Work to do ▸ Return the data exactly, with all pictures removed.

Raw data ▸
** Start **

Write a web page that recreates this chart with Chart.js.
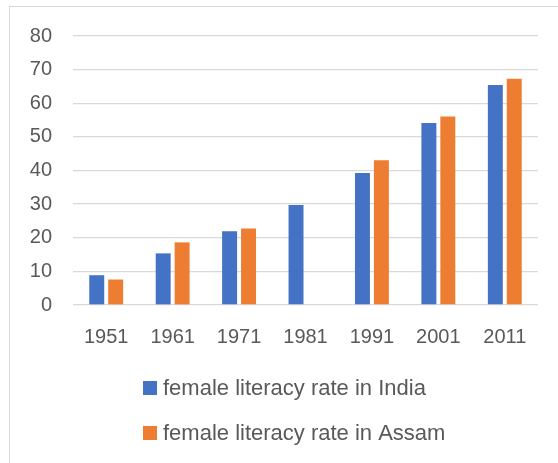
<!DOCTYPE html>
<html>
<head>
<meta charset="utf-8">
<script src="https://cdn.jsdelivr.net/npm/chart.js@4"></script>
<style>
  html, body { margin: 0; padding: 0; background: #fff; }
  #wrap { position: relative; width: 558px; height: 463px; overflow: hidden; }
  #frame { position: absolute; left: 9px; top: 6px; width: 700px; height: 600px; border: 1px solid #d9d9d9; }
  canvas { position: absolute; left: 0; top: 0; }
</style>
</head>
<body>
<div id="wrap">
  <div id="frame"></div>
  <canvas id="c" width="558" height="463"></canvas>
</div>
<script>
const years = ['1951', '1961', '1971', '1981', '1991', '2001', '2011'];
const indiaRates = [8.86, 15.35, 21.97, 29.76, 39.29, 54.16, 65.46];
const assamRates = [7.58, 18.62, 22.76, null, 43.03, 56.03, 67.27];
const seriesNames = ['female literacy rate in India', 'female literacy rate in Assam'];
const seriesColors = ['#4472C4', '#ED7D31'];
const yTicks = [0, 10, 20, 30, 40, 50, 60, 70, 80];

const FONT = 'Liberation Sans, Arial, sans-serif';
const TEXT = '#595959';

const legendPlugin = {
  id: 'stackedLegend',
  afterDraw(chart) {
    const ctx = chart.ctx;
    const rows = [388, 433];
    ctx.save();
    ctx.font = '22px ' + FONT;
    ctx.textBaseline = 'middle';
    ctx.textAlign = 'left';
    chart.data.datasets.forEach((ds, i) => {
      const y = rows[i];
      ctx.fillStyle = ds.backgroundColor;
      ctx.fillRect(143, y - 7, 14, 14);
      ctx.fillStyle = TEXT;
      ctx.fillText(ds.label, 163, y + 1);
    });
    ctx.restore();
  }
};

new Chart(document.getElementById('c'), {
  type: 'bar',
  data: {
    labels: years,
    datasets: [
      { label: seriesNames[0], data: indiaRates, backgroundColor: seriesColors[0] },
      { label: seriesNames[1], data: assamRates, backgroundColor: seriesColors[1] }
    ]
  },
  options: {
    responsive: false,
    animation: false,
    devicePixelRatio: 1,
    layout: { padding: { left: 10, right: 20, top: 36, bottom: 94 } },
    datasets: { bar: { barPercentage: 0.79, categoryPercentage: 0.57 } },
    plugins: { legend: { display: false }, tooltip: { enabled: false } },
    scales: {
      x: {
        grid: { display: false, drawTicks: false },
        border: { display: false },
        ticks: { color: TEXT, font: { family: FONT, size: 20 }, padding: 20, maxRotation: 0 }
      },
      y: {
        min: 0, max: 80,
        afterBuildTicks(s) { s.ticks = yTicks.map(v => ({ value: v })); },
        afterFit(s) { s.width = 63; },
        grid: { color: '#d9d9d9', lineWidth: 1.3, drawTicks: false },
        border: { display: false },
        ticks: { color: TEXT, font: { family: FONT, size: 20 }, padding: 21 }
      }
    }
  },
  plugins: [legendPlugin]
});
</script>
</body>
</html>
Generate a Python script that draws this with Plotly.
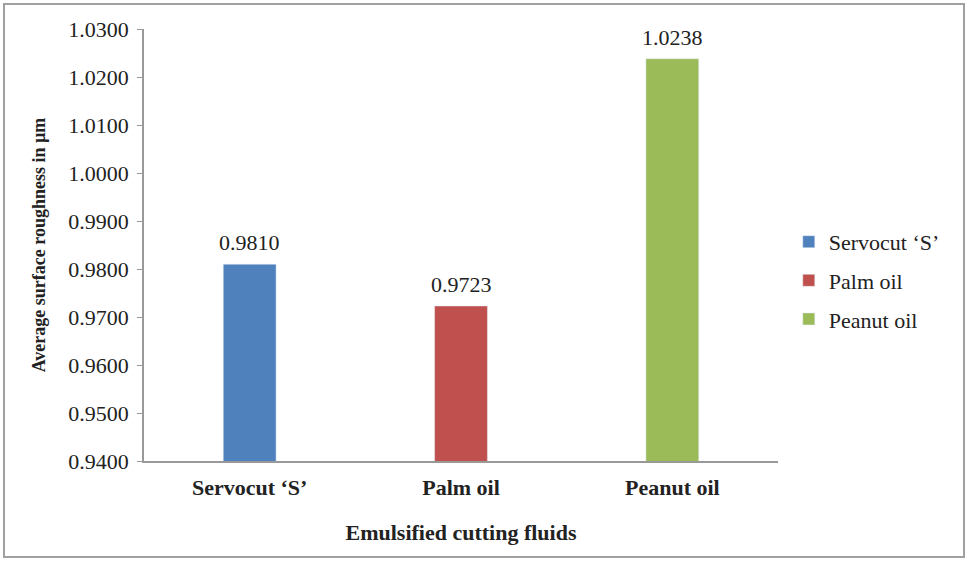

** End **

Solution for this task ▸
Write a web page that recreates this chart with Chart.js.
<!DOCTYPE html>
<html>
<head>
<meta charset="utf-8">
<script src="https://cdn.jsdelivr.net/npm/chart.js@4"></script>
<style>
  html, body { margin: 0; padding: 0; background: #fff; }
  #wrap { position: relative; width: 558px; height: 463px; overflow: hidden; }
  #frame { position: absolute; left: 9px; top: 6px; width: 700px; height: 600px; border: 1px solid #d9d9d9; }
  canvas { position: absolute; left: 0; top: 0; }
</style>
</head>
<body>
<div id="wrap">
  <div id="frame"></div>
  <canvas id="c" width="558" height="463"></canvas>
</div>
<script>
const years = ['1951', '1961', '1971', '1981', '1991', '2001', '2011'];
const indiaRates = [8.86, 15.35, 21.97, 29.76, 39.29, 54.16, 65.46];
const assamRates = [7.58, 18.62, 22.76, null, 43.03, 56.03, 67.27];
const seriesNames = ['female literacy rate in India', 'female literacy rate in Assam'];
const seriesColors = ['#4472C4', '#ED7D31'];
const yTicks = [0, 10, 20, 30, 40, 50, 60, 70, 80];

const FONT = 'Liberation Sans, Arial, sans-serif';
const TEXT = '#595959';

const legendPlugin = {
  id: 'stackedLegend',
  afterDraw(chart) {
    const ctx = chart.ctx;
    const rows = [388, 433];
    ctx.save();
    ctx.font = '22px ' + FONT;
    ctx.textBaseline = 'middle';
    ctx.textAlign = 'left';
    chart.data.datasets.forEach((ds, i) => {
      const y = rows[i];
      ctx.fillStyle = ds.backgroundColor;
      ctx.fillRect(143, y - 7, 14, 14);
      ctx.fillStyle = TEXT;
      ctx.fillText(ds.label, 163, y + 1);
    });
    ctx.restore();
  }
};

new Chart(document.getElementById('c'), {
  type: 'bar',
  data: {
    labels: years,
    datasets: [
      { label: seriesNames[0], data: indiaRates, backgroundColor: seriesColors[0] },
      { label: seriesNames[1], data: assamRates, backgroundColor: seriesColors[1] }
    ]
  },
  options: {
    responsive: false,
    animation: false,
    devicePixelRatio: 1,
    layout: { padding: { left: 10, right: 20, top: 36, bottom: 94 } },
    datasets: { bar: { barPercentage: 0.79, categoryPercentage: 0.57 } },
    plugins: { legend: { display: false }, tooltip: { enabled: false } },
    scales: {
      x: {
        grid: { display: false, drawTicks: false },
        border: { display: false },
        ticks: { color: TEXT, font: { family: FONT, size: 20 }, padding: 20, maxRotation: 0 }
      },
      y: {
        min: 0, max: 80,
        afterBuildTicks(s) { s.ticks = yTicks.map(v => ({ value: v })); },
        afterFit(s) { s.width = 63; },
        grid: { color: '#d9d9d9', lineWidth: 1.3, drawTicks: false },
        border: { display: false },
        ticks: { color: TEXT, font: { family: FONT, size: 20 }, padding: 21 }
      }
    }
  },
  plugins: [legendPlugin]
});
</script>
</body>
</html>
Generate a Python script that draws this with Plotly.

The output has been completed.